India GDP Growth FY 2025-26

The Ministry of Statistics and Programme Implementation released provisional national income estimates on 5 June 2026: real GDP grew 7.7% in FY 2025‑26 (up from 7.1% in FY25), with Q4 expansion of 7.8%, outperforming the Second Advance Estimate of 7.6% due to higher manufacturing output, construction activity and steady domestic consumption.
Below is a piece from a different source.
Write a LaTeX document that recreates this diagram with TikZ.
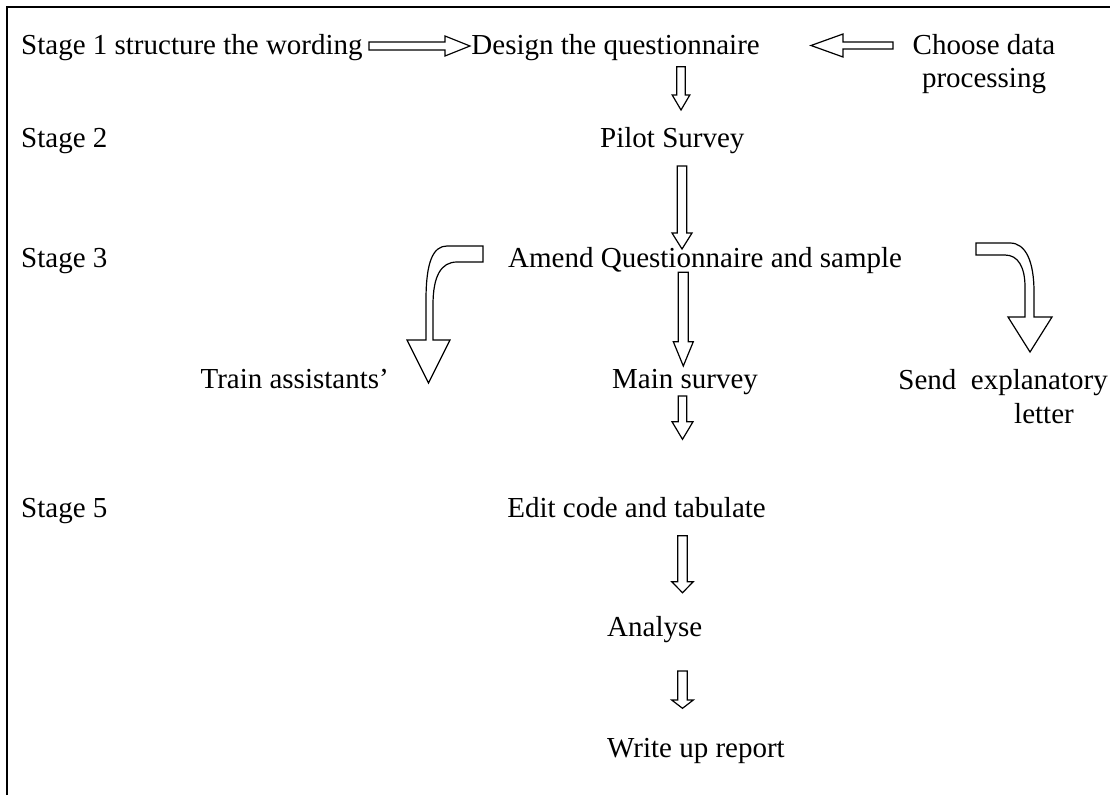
\documentclass[tikz,border=0pt]{standalone}
\usepackage{fontspec}
\setmainfont{Liberation Serif}
\newcommand\dnarrow[6]{% cx, top, head base, tip, shaft half width, head half width
  \draw[barrow] (#1-#5,#2) -- (#1+#5,#2) -- (#1+#5,#3) -- (#1+#6,#3) -- (#1,#4) -- (#1-#6,#3) -- (#1-#5,#3) -- cycle;}
\tikzset{
  lbl/.style={inner sep=0pt, font=\fontsize{29}{33}\selectfont},
  barrow/.style={draw=black, line width=1.2pt, fill=white, line join=miter},
  framel/.style={line width=1.6pt}
}
\begin{document}
\begin{tikzpicture}[x=1pt, y=-1pt]
\useasboundingbox (0,0) rectangle (1110,795);
\fill[white] (0,0) rectangle (1110,795);
% frame
\draw[framel] (7,795) -- (7,7) -- (1110,7);
% texts
\node[lbl, anchor=base west] (s1) at (21,54) {Stage 1 structure the wording};
\node[lbl, anchor=base east] (design) at (760,54) {Design the questionnaire};
\node[lbl, anchor=base] (choose) at (984,54) {Choose data};
\node[lbl, anchor=base] (proc) at (984,87) {processing};
\node[lbl, anchor=base west] (s2) at (21,147) {Stage 2};
\node[lbl, anchor=base west] (pilot) at (600,147) {Pilot Survey};
\node[lbl, anchor=base west] (s3) at (21,267) {Stage 3};
\node[lbl, anchor=base west] (amend) at (508,267) {Amend Questionnaire and sample};
\node[lbl, anchor=base east] (train) at (389,388) {Train assistants’};
\node[lbl, anchor=base west] (main) at (612,388) {Main survey};
\node[lbl, anchor=base east] (send) at (1108,389) {Send\ \ explanatory};
\node[lbl, anchor=base] (letter) at (1044,423) {letter};
\node[lbl, anchor=base west] (s5) at (21,517) {Stage 5};
\node[lbl, anchor=base east] (edit) at (766,517) {Edit code and tabulate};
\node[lbl, anchor=base west] (analyse) at (607,636) {Analyse};
\node[lbl, anchor=base west] (write) at (607,757) {Write up report};
% horizontal arrows
\draw[barrow] (369,42) -- (445,42) -- (445,36) -- (470,46) -- (445,56) -- (445,50) -- (369,50) -- cycle;
\draw[barrow] (893,42) -- (843,42) -- (843,34) -- (811,45.5) -- (843,57) -- (843,49) -- (893,49) -- cycle;
% vertical arrows
\dnarrow{681}{66.7}{95}{110}{4.2}{8.8}
\dnarrow{682}{166}{233}{249}{4.7}{10}
\dnarrow{683.3}{272.3}{341.7}{366}{5}{10}
\dnarrow{682.5}{396}{421.7}{439.3}{4.2}{10.5}
\dnarrow{682.5}{535.7}{581.7}{592.7}{4.8}{10.8}
\dnarrow{682.5}{671}{700}{708.3}{4.8}{10.8}
% curved arrow to the left
\draw[barrow] (483,246) -- (447,246) .. controls (433,246) and (426,262) .. (426,300) -- (426,340)
  -- (407,340) -- (428.5,383) -- (450,340) -- (433,340) -- (433,305)
  .. controls (433,276) and (441,262) .. (457,262) -- (483,262) -- cycle;
% curved arrow to the right
\draw[barrow] (976,243) -- (1010,243) .. controls (1026,243) and (1034,262) .. (1034,292) -- (1034,317)
  -- (1052,317) -- (1030,352) -- (1008,317) -- (1025,317) -- (1025,287)
  .. controls (1025,267) and (1018,255) .. (1005,255) -- (976,255) -- cycle;
\end{tikzpicture}
\end{document}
Key National Income Numbers

  • GDP (base 2022‑23, constant prices): ₹323.12 lakh crore; nominal ₹346.36 lakh crore; real growth 7.7%.
  • GVA: ₹294.40 lakh crore (constant); nominal ₹314.87 lakh crore; growth 7.9%.
  • Per capita GDP: ₹2,27,065 (constant); growth 6.6%.

Demand‑side Drivers

  • Private Final Consumption Expenditure: Grew 7.7% (previous year 5.8%).
  • Gross Fixed Capital Formation: Grew 8.2% annually; Q4 GFCF at 10.8% (13‑quarter high).

Sectoral Performance

  • Agriculture and allied: GVA growth 3.0% (prior year 4.2%); foodgrain output rose.
  • Manufacturing & construction: Manufacturing posted double‑digit growth; construction increased with higher cement and steel consumption.
  • Services: Contact‑intensive services 11.0%; financial, real estate & professional IT services 10.4%.

Statistical Methodology Changes

  • Rebasing: Benchmark shifted from 2011‑12 to 2022‑23 in Feb 2026 national accounts.
  • Double deflation: Applied for manufacturing and agriculture using item‑group price indices.
  • New data integration: ASUSE, PLFS and GSTN included to better capture informal and gig activities.
  • Multi‑activity allocation: Large firms’ revenues segmented by activity for classification.

IASPOINT Booster Facts

  • Provisional Estimates (PE): Issued ~two months after fiscal year end; update Second Advance Estimates with full‑year industrial, agricultural and government accounts.
  • GVA → GDP: GDP = GVA at basic prices + net product taxes (indirect taxes − subsidies); faster GVA growth than GDP implies relative decline in net product taxes or higher subsidies.
  • Base year updates: Conducted periodically to reflect structural shifts, new goods/services and changing consumption patterns.